Г. Яноух рассказал Кафке о докладе, организованном союзом студентов-марксистов в клубе социал-демократов и посвященном положению в России.
180
Канцелярская бумага — установленный предписанием австрийского бюрократического аппарата лист определенного формата, на котором (и только на нем!) полагалось писать все деловые документы, прошения, донесения и т. д.
— Я ничего не смыслю в политических делах. Это, разумеется, недостаток, от которого я бы охотно избавился. Но у меня так много недостатков! Самое близкое все больше и больше уходит от меня вдаль. Я восхищаюсь Максом Бродом, который хорошо ориентируется в дебрях политики. Он часто и очень много и долго рассказывает мне о текущих событиях. Я слушаю его, как сейчас слушаю вас, и тем не менее не могу полностью понять их.
— Я неясно рассказывал?
— Вы меня не поняли. Вы хорошо рассказывали. Дело во мне. Война, революция в России и беды всего мира представляются мне половодьем зла. Это наводнение. Война
— Стало быть, вы считаете, что человек больше не является сотворцом мира?
— Вы опять не поняли меня. Напротив, человек отказался от участия в созидании мира и ответственности за него.
— Это не так. Разве вы не видите роста рабочей партии? Активности масс?
— В том-то и дело. Движение лишает нас возможности созерцания. Наш кругозор сужается. Сами того не замечая, мы теряем голову, не теряя жизни.
— Вы считаете, что люди становятся безответственными?
— Мы все живем так, словно мы самодержцы. Из-за этого мы становимся нищими.
— К чему это приведет?
— Ответы — лишь желания и обещания. Но они не дают уверенности.
— Если нет уверенности, чем в таком случае является вся жизнь?
— Крушением. Возможно, грехопадением.
— Что есть грех?
— Что есть грех… Мы знаем слово и деяние, но мы утратили ощущение и познание. Может быть, это уже есть проклятие, покинутость богом, безумие… Не ломайте себе голову над тем, что я вам сказал.
— Почему? Вы ведь говорили совершенно серьезно.
— Именно поэтому. Моя серьезность может подействовать на вас, как яд. Вы молоды.
— Но ведь молодость не недостаток. Она не может помешать мне думать.
— Я вижу, мы сегодня действительно не понимаем друг друга. Но это даже хорошо. Непонимание защитит вас от моего злого пессимизма, который и есть грех.
Перелистывая книгу «Освобождение человечества, свободолюбивые идеи в прошлом и настоящем», Кафка долго рассматривал репродукции картин «Война» Арнольда Бёклина и «Апофеоз войны» В. В. Верещагина.

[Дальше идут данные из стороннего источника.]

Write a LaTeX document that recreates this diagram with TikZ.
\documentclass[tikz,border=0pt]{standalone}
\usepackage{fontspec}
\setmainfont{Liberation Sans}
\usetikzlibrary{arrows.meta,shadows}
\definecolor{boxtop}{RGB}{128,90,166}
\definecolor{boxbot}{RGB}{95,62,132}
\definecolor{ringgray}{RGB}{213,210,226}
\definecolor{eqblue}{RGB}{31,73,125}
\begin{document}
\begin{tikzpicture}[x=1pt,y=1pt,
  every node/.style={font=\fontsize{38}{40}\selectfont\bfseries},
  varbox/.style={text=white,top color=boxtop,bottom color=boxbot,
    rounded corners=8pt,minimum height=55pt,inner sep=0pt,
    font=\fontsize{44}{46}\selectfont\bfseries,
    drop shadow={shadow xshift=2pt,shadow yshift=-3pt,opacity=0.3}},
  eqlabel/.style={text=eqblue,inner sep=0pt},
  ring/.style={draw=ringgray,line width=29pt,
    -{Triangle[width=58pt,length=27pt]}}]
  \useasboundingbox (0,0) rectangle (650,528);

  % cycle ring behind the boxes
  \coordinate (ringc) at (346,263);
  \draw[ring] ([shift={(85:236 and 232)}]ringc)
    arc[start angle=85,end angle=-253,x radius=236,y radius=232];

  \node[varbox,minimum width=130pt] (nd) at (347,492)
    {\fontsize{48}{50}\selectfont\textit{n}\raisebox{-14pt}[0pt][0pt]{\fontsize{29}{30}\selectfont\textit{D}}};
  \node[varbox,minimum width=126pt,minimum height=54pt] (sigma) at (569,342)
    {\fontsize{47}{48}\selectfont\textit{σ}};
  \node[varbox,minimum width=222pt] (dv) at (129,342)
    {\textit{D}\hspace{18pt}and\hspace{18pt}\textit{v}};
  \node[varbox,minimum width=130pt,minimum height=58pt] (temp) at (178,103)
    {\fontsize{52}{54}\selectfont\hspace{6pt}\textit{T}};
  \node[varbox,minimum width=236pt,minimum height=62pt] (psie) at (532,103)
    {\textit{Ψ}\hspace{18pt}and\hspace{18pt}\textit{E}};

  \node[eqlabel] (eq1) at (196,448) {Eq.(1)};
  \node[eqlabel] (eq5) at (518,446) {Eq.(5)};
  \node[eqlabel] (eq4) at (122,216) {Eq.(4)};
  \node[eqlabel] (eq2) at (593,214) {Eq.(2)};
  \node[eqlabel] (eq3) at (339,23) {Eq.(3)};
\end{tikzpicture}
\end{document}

— В сущности, войны еще никогда не изображались правильно. Обычно показывают только отдельные явления или результаты — вот как эта пирамида черепов. Но самое страшное в войне — уничтожение всех существующих гарантий и соглашений. Физическое, животное заглушает и душит все духовное. Это как раковая болезнь. Человек живет уже не годы, месяцы, дни, часы, а только мгновения. И даже в течение мгновения он не живет. Он лишь осознает его. Он просто существует.

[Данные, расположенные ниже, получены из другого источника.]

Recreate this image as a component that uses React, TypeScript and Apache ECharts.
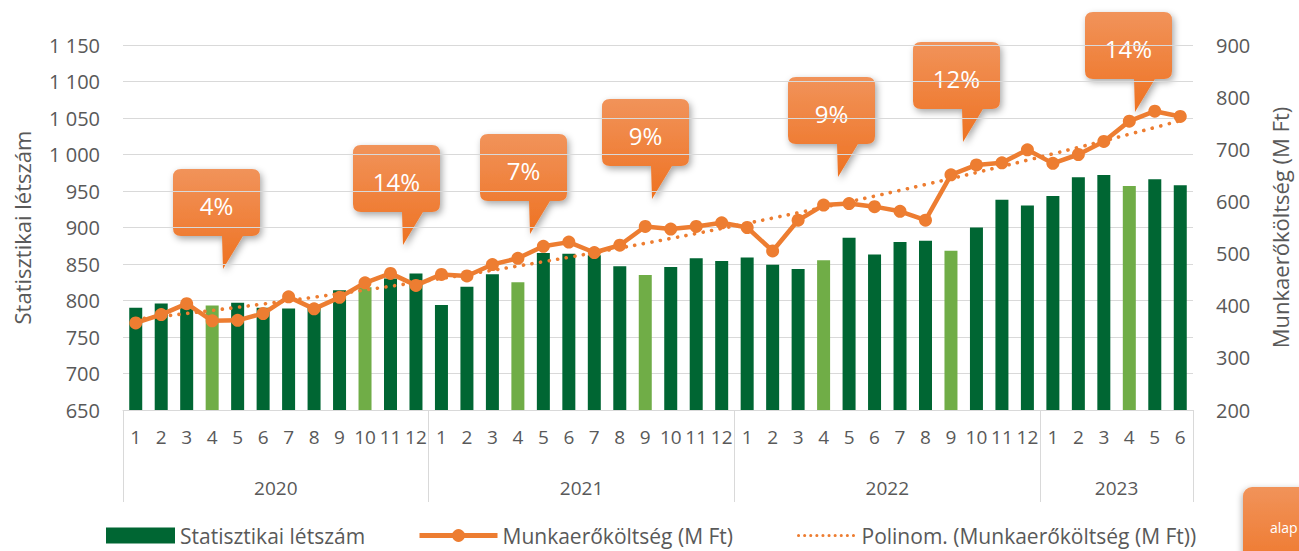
import React, { useEffect, useRef } from 'react';
import * as echarts from 'echarts';

// ---- data ----
const years = ['2020', '2021', '2022', '2023'];
const monthsPerYear = [12, 12, 12, 6];
const monthLabels = [
  '1', '2', '3', '4', '5', '6', '7', '8', '9', '10', '11', '12',
  '1', '2', '3', '4', '5', '6', '7', '8', '9', '10', '11', '12',
  '1', '2', '3', '4', '5', '6', '7', '8', '9', '10', '11', '12',
  '1', '2', '3', '4', '5', '6',
];
// Statisztikai létszám (fő)
const headcount = [
  790, 796, 793, 793, 797, 790, 789, 792, 814, 818, 830, 837,
  794, 819, 836, 825, 865, 864, 862, 847, 835, 846, 858, 854,
  859, 849, 843, 855, 886, 863, 880, 882, 868, 900, 938, 930,
  943, 969, 972, 957, 966, 958,
];
// Munkaerőköltség (M Ft)
const laborCost = [
  367, 383, 404, 371, 372, 385, 417, 394, 416, 444, 462, 439,
  460, 457, 479, 491, 514, 522, 502, 516, 552, 547, 552, 559,
  550, 505, 564, 593, 596, 590, 581, 564, 651, 670, 674, 699,
  673, 690, 715, 754, 773, 763,
];
// months drawn in the lighter green
const lighterMonthIdx = [3, 9, 15, 20, 27, 32, 39];
// growth callouts
const calloutLabels = ['4%', '14%', '7%', '9%', '9%', '12%', '14%'];
const sideNote = 'alap';

const SERIES_BAR = 'Statisztikai létszám';
const SERIES_LINE = 'Munkaerőköltség (M Ft)';
const SERIES_TREND = 'Polinom. (Munkaerőköltség (M Ft))';

// ---- layout / style ----
const FONT = "'Open Sans', 'Noto Sans', sans-serif";
const GREY = '#595959';
const GRID_LINE = '#d9d9d9';
const DARK_GREEN = '#006633';
const LIGHT_GREEN = '#70AD47';
const ORANGE = '#ED7D31';
const TREND_DASH = [0.1, 8.6];
const calloutBoxes = [
  [173, 169], [353, 145], [480, 134], [602, 99], [788, 77], [913, 42], [1085, 12],
];

// second-order least-squares polynomial (Excel-style trendline, x = 1..n)
function quadraticTrend(ys: number[]): number[] {
  let s0 = 0, s1 = 0, s2 = 0, s3 = 0, s4 = 0, t0 = 0, t1 = 0, t2 = 0;
  ys.forEach((y, i) => {
    const x = i + 1;
    s0 += 1; s1 += x; s2 += x * x; s3 += x ** 3; s4 += x ** 4;
    t0 += y; t1 += x * y; t2 += x * x * y;
  });
  const det3 = (m: number[][]) =>
    m[0][0] * (m[1][1] * m[2][2] - m[1][2] * m[2][1]) -
    m[0][1] * (m[1][0] * m[2][2] - m[1][2] * m[2][0]) +
    m[0][2] * (m[1][0] * m[2][1] - m[1][1] * m[2][0]);
  const A = [[s0, s1, s2], [s1, s2, s3], [s2, s3, s4]];
  const B = [t0, t1, t2];
  const D = det3(A);
  const coef = [0, 1, 2].map((k) => det3(A.map((row, r) => row.map((v, c) => (c === k ? B[r] : v)))) / D);
  return ys.map((_, i) => {
    const x = i + 1;
    return +(coef[0] + coef[1] * x + coef[2] * x * x).toFixed(2);
  });
}

const calloutPath =
  'M8,0 L79,0 Q87,0 87,8 L87,59 Q87,67 79,67 L70,67 L50,100 L49,67 L8,67 Q0,67 0,59 L0,8 Q0,0 8,0 Z';
echarts.graphic.registerShape('callout', echarts.graphic.extendPath(calloutPath, {}) as any);

function orangeFill() {
  return new echarts.graphic.LinearGradient(0, 0, 0, 1, [
    { offset: 0, color: '#F1935A' },
    { offset: 1, color: '#EE7222' },
  ]);
}

export default function App() {
  const ref = useRef<HTMLDivElement>(null);

  useEffect(() => {
    if (!ref.current) return;
    const chart = echarts.init(ref.current, undefined, { renderer: 'svg' });

    // year boundaries and label centres on a 0..n linear scale
    const bounds: number[] = [0];
    monthsPerYear.forEach((m) => bounds.push(bounds[bounds.length - 1] + m));
    const yearCentres = years.map((_, i) => (bounds[i] + bounds[i + 1]) / 2);
    const total = bounds[bounds.length - 1];

    const trend = quadraticTrend(laborCost);

    const graphics: any[] = [];
    calloutLabels.forEach((label, i) => {
      const [x, y] = calloutBoxes[i];
      graphics.push({
        type: 'group',
        x,
        y,
        z: 100,
        children: [
          {
            type: 'callout',
            style: {
              fill: orangeFill(),
              shadowBlur: 7,
              shadowColor: 'rgba(0,0,0,0.35)',
              shadowOffsetX: 2,
              shadowOffsetY: 3,
            },
          },
          {
            type: 'text',
            x: 43.5,
            y: 36,
            style: {
              text: label,
              fill: '#ffffff',
              fontSize: 24,
              fontFamily: FONT,
              align: 'center',
              verticalAlign: 'middle',
            },
          },
        ],
      });
    });
    graphics.push({
      type: 'rect',
      z: 100,
      shape: { x: 1243, y: 487, width: 120, height: 100, r: 9 },
      style: {
        fill: orangeFill(),
        shadowBlur: 6,
        shadowColor: 'rgba(0,0,0,0.3)',
        shadowOffsetX: -1,
        shadowOffsetY: 2,
      },
    });
    graphics.push({
      type: 'text',
      z: 101,
      x: 1270,
      y: 527,
      style: {
        text: sideNote,
        fill: '#ffffff',
        fontSize: 14,
        fontFamily: FONT,
        align: 'left',
        verticalAlign: 'middle',
      },
    });

    const legendText = { fontSize: 21, color: GREY, fontFamily: FONT };

    chart.setOption({
      animation: false,
      backgroundColor: '#ffffff',
      grid: { left: 123, right: 97, top: 45, bottom: 141, containLabel: false },
      legend: [
        {
          data: [SERIES_BAR],
          left: 106,
          top: 525,
          itemWidth: 69,
          itemHeight: 16,
          icon: 'rect',
          textStyle: legendText,
          padding: 0,
        },
        {
          data: [SERIES_LINE],
          left: 417,
          top: 525,
          itemWidth: 78,
          itemHeight: 16,
          textStyle: legendText,
          lineStyle: { width: 5 },
          padding: 0,
        },
        {
          data: [SERIES_TREND],
          left: 797,
          top: 525,
          itemWidth: 58,
          itemHeight: 16,
          textStyle: legendText,
          itemStyle: { opacity: 0 },
          lineStyle: { width: 3, type: [0.1, 6] },
          padding: 0,
        },
      ],
      xAxis: [
        {
          type: 'category',
          data: monthLabels,
          boundaryGap: true,
          axisLine: { show: true, lineStyle: { color: GRID_LINE, width: 1 } },
          axisTick: { show: false },
          axisLabel: {
            interval: 0,
            fontSize: 19,
            color: GREY,
            fontFamily: FONT,
            margin: 17,
          },
        },
        {
          type: 'value',
          position: 'bottom',
          min: 0,
          max: total,
          axisLine: { show: false },
          splitLine: { show: false },
          axisTick: {
            show: true,
            customValues: bounds,
            length: 92,
            lineStyle: { color: GRID_LINE, width: 1 },
          },
          axisLabel: {
            customValues: yearCentres,
            formatter: (v: number) => years[yearCentres.indexOf(v)] ?? '',
            fontSize: 19,
            color: GREY,
            fontFamily: FONT,
            margin: 68,
          },
        },
      ],
      yAxis: [
        {
          type: 'value',
          position: 'left',
          min: 650,
          max: 1150,
          interval: 50,
          name: SERIES_BAR,
          nameLocation: 'middle',
          nameRotate: 90,
          nameGap: 90,
          nameTextStyle: { fontSize: 22, color: GREY, fontFamily: FONT },
          axisLine: { show: false },
          axisTick: { show: false },
          axisLabel: {
            fontSize: 20,
            color: GREY,
            fontFamily: FONT,
            margin: 23,
            formatter: (v: number) => String(v).replace(/\B(?=(\d{3})+(?!\d))/g, ' '),
          },
          splitLine: { show: true, lineStyle: { color: GRID_LINE, width: 1 } },
        },
        {
          type: 'value',
          position: 'right',
          min: 200,
          max: 900,
          interval: 100,
          name: SERIES_LINE,
          nameLocation: 'middle',
          nameRotate: 90,
          nameGap: 76,
          nameTextStyle: { fontSize: 22, color: GREY, fontFamily: FONT },
          axisLine: { show: false },
          axisTick: { show: false },
          axisLabel: { fontSize: 20, color: GREY, fontFamily: FONT, margin: 23 },
          splitLine: { show: false },
        },
      ],
      series: [
        {
          name: SERIES_BAR,
          type: 'bar',
          xAxisIndex: 0,
          yAxisIndex: 0,
          barWidth: 13,
          itemStyle: { color: DARK_GREEN },
          data: headcount.map((v, i) =>
            lighterMonthIdx.includes(i) ? { value: v, itemStyle: { color: LIGHT_GREEN } } : v
          ),
          z: 2,
        },
        {
          name: SERIES_TREND,
          type: 'line',
          xAxisIndex: 0,
          yAxisIndex: 1,
          data: trend,
          symbol: 'none',
          smooth: true,
          itemStyle: { color: ORANGE },
          lineStyle: { color: ORANGE, width: 3.6, type: TREND_DASH, cap: 'round' },
          z: 3,
        },
        {
          name: SERIES_LINE,
          type: 'line',
          xAxisIndex: 0,
          yAxisIndex: 1,
          data: laborCost,
          symbol: 'circle',
          symbolSize: 13,
          itemStyle: { color: ORANGE },
          lineStyle: { color: ORANGE, width: 4.5 },
          z: 4,
        },
      ],
      graphic: graphics,
    });

    return () => chart.dispose();
  }, []);

  return (
    <div
      ref={ref}
      style={{ position: 'absolute', left: 0, top: 0, width: 1299, height: 551, background: '#fff' }}
    />
  );
}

— Это вызывается близостью смерти.
— Это вызывается знанием и боязнью смерти.
— Разве это не одно и то же?
— Нет, это совсем не одно и то же. Тот, кто познал всю полноту жизни, тот не знает страха смерти. Страх перед смертью лишь результат неосуществившейся жизни. Это выражение измены ей.

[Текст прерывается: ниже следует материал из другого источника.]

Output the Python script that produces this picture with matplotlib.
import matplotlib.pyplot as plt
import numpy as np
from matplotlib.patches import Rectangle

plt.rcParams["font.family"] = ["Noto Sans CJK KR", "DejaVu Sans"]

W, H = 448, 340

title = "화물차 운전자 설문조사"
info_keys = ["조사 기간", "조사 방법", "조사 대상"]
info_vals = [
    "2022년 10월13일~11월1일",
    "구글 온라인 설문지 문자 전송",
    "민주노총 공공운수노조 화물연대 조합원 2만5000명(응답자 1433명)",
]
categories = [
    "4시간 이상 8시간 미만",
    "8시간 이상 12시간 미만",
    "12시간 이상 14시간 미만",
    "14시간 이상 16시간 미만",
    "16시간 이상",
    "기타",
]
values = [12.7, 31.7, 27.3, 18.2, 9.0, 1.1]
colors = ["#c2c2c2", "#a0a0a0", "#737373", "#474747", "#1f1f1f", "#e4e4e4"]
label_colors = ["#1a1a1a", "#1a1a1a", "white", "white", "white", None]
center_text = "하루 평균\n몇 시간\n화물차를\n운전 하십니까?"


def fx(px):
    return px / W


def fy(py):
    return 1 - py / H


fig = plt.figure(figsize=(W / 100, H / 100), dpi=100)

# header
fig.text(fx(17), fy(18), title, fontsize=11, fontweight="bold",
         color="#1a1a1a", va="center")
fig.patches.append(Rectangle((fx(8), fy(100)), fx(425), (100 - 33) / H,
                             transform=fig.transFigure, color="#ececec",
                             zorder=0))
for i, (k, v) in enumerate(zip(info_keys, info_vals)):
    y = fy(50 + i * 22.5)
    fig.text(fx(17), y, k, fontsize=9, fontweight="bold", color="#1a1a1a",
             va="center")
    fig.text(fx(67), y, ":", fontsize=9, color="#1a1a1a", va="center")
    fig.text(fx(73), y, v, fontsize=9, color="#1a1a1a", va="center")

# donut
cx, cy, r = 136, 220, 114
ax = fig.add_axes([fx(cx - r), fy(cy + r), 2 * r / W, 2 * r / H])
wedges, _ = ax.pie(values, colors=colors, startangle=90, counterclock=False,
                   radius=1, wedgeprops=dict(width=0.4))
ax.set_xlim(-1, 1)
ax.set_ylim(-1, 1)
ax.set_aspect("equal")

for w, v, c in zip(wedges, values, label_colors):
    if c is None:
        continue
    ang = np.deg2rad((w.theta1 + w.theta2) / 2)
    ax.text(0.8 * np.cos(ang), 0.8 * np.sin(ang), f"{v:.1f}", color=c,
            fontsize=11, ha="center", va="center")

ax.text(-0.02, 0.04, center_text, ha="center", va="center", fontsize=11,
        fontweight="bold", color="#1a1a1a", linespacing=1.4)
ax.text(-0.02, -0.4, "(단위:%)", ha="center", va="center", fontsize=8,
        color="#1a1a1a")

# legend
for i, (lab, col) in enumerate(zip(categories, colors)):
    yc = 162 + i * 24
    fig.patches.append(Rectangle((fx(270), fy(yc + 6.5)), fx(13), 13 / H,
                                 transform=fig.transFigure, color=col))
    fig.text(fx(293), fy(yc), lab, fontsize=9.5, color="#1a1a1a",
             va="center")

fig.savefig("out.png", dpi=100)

По поводу бесчисленных международных конференций послевоенного времени:
— У этих больших политических собраний уровень обычных встреч в кафе. Люди очень много и очень громко говорят, для того чтобы сказать как можно меньше. Это очень шумное молчание. По-настоящему существенны и интересны при этом лишь закулисные сделки, о которых не упоминают ни единым словом.